Data block:
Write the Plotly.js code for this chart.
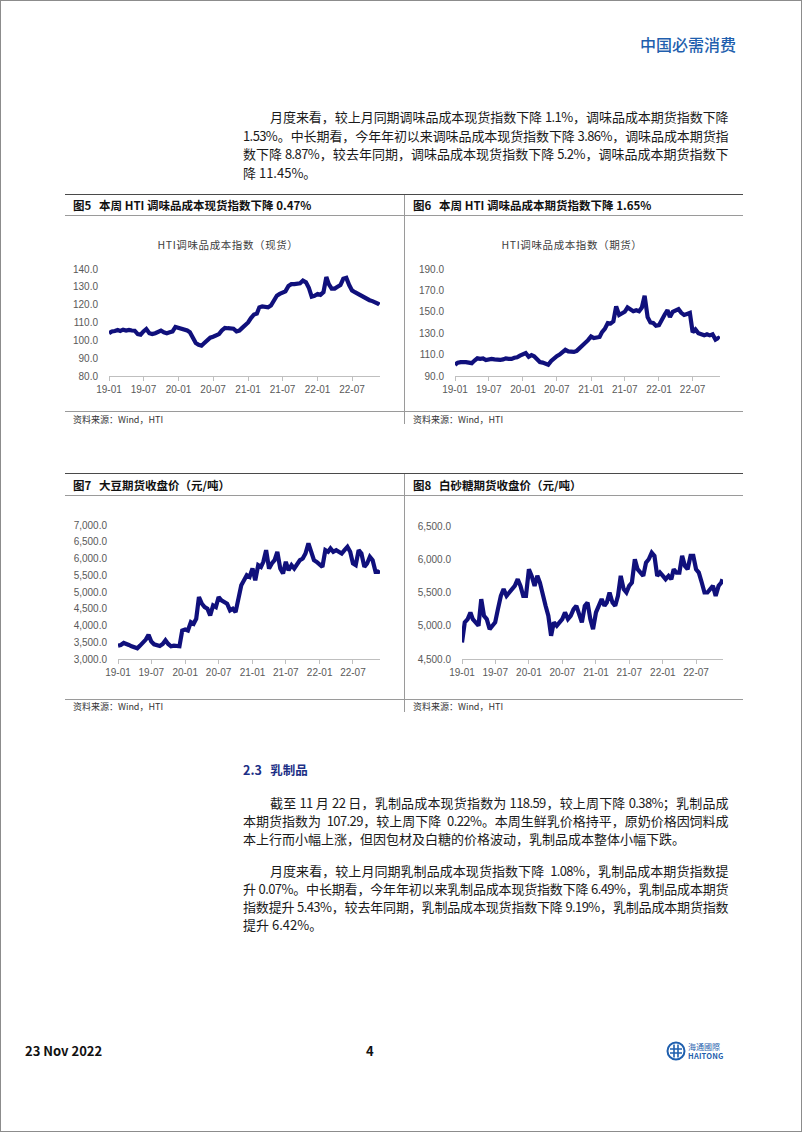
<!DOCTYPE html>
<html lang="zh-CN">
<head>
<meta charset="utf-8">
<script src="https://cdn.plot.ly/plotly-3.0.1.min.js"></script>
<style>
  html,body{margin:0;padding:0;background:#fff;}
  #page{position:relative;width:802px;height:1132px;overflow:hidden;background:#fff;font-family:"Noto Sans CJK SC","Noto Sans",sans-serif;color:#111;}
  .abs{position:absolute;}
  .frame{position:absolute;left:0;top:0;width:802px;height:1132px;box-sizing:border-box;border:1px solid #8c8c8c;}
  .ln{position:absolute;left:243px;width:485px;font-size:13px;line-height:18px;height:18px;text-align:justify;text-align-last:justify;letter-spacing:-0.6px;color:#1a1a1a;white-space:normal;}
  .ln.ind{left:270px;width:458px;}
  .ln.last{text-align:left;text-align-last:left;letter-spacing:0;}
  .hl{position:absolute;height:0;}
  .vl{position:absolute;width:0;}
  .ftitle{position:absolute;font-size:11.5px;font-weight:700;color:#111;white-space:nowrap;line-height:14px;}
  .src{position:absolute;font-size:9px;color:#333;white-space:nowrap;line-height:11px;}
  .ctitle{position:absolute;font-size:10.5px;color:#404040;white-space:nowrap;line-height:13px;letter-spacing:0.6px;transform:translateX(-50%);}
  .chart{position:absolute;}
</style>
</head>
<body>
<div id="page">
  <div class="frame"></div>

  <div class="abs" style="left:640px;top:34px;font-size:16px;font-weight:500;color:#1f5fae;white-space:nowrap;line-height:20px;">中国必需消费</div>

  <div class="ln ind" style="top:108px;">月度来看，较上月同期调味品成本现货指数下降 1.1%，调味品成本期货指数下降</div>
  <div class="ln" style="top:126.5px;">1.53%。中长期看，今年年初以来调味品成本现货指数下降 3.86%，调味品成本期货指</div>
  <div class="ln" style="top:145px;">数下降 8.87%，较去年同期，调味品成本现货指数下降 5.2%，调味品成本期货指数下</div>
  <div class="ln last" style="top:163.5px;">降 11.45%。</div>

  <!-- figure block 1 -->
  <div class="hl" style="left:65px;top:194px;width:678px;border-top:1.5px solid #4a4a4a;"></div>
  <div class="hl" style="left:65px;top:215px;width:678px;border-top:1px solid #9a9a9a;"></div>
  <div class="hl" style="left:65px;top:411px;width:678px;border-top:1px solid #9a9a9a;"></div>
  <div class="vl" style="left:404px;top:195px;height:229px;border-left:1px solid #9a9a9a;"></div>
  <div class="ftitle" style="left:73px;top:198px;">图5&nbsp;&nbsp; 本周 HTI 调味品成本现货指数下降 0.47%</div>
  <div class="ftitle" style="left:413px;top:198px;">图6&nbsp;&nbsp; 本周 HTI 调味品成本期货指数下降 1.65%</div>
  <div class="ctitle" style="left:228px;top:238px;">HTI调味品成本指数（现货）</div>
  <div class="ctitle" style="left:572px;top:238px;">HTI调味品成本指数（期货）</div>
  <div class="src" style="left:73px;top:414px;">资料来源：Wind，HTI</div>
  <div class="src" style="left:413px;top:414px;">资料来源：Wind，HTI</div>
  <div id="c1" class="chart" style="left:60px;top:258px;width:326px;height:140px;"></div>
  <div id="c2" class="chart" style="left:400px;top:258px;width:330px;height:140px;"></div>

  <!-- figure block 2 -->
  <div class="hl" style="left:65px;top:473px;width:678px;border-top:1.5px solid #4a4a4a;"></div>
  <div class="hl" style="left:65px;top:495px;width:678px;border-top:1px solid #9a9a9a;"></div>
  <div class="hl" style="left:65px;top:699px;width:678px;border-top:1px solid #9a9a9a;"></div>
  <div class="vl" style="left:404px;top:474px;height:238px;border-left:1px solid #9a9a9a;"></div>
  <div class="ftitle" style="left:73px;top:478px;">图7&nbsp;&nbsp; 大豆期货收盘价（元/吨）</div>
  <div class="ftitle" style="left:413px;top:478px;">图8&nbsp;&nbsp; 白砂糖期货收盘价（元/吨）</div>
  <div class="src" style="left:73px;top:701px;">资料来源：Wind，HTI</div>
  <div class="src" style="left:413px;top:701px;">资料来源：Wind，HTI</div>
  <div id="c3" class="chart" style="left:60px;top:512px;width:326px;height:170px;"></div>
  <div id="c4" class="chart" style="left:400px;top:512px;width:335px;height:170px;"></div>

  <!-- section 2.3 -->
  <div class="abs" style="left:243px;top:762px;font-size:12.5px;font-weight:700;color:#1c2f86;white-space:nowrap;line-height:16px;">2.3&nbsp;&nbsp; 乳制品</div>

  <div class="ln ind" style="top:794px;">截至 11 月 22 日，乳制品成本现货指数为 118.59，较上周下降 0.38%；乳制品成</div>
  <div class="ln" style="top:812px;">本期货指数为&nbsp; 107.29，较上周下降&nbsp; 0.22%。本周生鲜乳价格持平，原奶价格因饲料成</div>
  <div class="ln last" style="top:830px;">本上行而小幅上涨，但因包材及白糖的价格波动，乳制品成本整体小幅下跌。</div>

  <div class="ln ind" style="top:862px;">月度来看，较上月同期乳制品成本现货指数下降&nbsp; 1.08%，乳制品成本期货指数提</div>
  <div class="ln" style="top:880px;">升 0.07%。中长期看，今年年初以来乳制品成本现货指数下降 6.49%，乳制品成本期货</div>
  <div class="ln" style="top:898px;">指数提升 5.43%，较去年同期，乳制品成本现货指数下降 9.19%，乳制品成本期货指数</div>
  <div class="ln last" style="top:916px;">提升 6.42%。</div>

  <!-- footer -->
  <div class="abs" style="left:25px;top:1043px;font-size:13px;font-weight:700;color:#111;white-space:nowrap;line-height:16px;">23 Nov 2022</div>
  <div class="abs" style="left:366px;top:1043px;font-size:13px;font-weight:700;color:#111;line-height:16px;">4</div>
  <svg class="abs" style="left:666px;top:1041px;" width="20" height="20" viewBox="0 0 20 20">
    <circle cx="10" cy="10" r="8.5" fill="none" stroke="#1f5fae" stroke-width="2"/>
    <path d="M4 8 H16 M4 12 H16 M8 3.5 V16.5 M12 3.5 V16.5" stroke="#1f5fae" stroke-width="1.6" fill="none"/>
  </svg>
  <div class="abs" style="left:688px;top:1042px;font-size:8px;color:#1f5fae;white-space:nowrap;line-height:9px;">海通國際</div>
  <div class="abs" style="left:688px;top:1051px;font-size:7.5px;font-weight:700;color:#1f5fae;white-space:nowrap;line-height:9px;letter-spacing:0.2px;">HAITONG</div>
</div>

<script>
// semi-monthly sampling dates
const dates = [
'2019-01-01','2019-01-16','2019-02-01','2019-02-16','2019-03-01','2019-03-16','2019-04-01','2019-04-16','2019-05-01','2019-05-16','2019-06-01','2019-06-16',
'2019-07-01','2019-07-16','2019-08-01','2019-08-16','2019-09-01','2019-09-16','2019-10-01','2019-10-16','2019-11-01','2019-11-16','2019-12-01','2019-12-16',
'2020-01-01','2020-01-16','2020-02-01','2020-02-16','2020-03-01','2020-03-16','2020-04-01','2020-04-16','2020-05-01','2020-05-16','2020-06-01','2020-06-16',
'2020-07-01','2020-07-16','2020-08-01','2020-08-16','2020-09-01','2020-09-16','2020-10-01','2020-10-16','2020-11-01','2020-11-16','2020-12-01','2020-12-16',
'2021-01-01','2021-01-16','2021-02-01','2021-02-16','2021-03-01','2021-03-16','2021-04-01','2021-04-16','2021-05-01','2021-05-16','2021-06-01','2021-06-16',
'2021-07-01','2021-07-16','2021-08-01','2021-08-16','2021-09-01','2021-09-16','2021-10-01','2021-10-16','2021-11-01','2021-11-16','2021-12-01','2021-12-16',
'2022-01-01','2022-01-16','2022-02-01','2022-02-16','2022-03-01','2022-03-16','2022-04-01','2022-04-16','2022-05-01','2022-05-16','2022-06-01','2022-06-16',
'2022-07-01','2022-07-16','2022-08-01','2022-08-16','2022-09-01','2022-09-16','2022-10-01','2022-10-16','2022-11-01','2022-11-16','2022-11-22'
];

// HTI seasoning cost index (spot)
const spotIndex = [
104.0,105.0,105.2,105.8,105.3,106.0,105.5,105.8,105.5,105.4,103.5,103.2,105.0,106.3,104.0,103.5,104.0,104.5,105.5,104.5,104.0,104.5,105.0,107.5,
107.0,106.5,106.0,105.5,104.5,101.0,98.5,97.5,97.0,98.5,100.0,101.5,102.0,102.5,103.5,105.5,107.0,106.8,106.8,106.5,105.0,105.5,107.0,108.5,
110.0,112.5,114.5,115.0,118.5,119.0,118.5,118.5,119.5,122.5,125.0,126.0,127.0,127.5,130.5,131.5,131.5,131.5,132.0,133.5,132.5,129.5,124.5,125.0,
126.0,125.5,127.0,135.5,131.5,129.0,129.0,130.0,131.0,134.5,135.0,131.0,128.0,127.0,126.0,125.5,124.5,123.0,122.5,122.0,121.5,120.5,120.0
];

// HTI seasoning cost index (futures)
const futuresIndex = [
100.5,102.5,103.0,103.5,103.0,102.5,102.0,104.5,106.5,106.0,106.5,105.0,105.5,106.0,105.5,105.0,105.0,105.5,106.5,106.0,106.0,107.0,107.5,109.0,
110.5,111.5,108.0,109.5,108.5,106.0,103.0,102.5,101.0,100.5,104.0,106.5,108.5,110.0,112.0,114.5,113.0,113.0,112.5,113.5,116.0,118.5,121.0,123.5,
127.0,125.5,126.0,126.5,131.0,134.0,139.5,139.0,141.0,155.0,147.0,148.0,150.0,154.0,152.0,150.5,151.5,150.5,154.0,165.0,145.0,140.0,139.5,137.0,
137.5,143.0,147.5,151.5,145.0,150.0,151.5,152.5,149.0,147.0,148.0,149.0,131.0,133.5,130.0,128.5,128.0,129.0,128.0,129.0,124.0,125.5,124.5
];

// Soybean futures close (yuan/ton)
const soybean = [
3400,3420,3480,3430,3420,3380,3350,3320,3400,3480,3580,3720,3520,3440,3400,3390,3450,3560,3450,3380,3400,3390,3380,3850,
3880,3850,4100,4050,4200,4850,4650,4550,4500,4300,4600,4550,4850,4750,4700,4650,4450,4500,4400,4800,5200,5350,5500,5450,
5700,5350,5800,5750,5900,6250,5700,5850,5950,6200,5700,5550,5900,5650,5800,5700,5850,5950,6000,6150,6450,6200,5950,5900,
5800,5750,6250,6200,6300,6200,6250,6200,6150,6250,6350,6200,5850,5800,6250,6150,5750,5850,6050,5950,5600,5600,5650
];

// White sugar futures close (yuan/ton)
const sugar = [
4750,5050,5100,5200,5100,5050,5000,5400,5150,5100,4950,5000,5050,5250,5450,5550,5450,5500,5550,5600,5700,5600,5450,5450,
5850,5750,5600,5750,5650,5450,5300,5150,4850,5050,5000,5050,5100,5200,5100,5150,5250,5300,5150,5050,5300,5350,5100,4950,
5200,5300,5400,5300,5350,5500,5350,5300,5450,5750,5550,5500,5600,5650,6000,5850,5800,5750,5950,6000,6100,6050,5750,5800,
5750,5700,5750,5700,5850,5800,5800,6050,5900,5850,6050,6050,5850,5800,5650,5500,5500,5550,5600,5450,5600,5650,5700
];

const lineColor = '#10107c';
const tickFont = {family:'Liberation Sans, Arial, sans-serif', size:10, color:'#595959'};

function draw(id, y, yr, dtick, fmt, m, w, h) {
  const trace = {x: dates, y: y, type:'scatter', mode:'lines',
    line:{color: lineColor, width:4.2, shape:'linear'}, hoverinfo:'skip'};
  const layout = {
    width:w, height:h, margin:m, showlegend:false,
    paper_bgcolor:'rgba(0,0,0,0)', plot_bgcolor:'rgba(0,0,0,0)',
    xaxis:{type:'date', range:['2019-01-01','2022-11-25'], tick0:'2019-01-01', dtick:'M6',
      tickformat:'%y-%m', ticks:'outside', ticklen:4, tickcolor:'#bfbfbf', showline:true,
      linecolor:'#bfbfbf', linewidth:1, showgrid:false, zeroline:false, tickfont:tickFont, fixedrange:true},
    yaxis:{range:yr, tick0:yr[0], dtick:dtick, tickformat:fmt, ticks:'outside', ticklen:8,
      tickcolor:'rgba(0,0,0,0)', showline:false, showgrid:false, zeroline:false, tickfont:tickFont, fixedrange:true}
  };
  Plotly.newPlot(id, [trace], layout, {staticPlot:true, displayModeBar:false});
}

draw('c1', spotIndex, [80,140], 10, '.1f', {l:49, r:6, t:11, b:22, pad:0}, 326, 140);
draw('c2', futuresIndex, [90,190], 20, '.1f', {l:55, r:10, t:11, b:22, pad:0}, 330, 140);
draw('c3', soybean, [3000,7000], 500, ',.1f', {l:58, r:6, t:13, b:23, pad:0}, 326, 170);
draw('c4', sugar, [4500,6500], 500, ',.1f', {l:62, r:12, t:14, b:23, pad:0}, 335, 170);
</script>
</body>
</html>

What is being asked: In the lines above, find each one with "chart" and list it.

Task result:
Write the Plotly.js code for this chart.
  .chart{position:absolute;}
  <div id="c1" class="chart" style="left:60px;top:258px;width:326px;height:140px;"></div>
  <div id="c2" class="chart" style="left:400px;top:258px;width:330px;height:140px;"></div>
  <div id="c3" class="chart" style="left:60px;top:512px;width:326px;height:170px;"></div>
  <div id="c4" class="chart" style="left:400px;top:512px;width:335px;height:170px;"></div>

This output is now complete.